*Instruction*. Leave the pictures out and quote every line from the start of the listing to the line with "(ringBR) at (465,312)", inclusive.

::::::::::

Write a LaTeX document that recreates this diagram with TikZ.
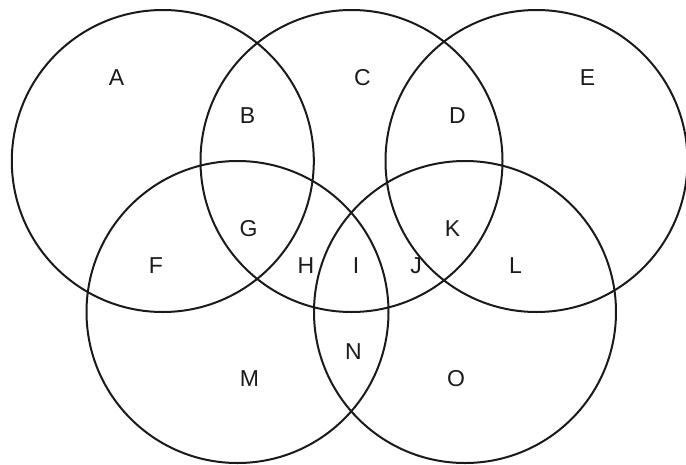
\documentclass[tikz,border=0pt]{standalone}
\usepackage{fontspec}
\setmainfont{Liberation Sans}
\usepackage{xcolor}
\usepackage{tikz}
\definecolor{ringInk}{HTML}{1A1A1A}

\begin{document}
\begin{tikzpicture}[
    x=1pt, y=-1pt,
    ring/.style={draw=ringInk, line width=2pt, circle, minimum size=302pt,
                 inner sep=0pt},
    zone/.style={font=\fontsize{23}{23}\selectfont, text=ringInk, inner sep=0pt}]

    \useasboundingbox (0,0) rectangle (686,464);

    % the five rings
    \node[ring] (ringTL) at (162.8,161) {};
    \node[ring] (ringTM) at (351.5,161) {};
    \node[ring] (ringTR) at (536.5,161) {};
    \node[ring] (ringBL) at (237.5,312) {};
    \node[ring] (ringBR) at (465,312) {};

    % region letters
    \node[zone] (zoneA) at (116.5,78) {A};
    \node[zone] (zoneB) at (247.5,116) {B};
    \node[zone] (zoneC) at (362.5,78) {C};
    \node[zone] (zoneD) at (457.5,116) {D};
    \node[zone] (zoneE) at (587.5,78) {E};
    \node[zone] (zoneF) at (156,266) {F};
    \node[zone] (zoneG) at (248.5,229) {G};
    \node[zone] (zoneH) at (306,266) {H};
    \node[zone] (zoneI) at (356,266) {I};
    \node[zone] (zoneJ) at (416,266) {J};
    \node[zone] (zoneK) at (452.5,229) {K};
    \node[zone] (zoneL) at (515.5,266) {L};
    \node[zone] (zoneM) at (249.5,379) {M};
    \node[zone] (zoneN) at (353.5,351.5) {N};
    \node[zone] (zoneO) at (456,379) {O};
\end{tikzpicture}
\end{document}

::::::::::

*Finished exercise*.
Write a LaTeX document that recreates this diagram with TikZ.
\documentclass[tikz,border=0pt]{standalone}
\usepackage{fontspec}
\setmainfont{Liberation Sans}
\usepackage{xcolor}
\usepackage{tikz}
\definecolor{ringInk}{HTML}{1A1A1A}

\begin{document}
\begin{tikzpicture}[
    x=1pt, y=-1pt,
    ring/.style={draw=ringInk, line width=2pt, circle, minimum size=302pt,
                 inner sep=0pt},
    zone/.style={font=\fontsize{23}{23}\selectfont, text=ringInk, inner sep=0pt}]

    \useasboundingbox (0,0) rectangle (686,464);

    % the five rings
    \node[ring] (ringTL) at (162.8,161) {};
    \node[ring] (ringTM) at (351.5,161) {};
    \node[ring] (ringTR) at (536.5,161) {};
    \node[ring] (ringBL) at (237.5,312) {};
    \node[ring] (ringBR) at (465,312) {};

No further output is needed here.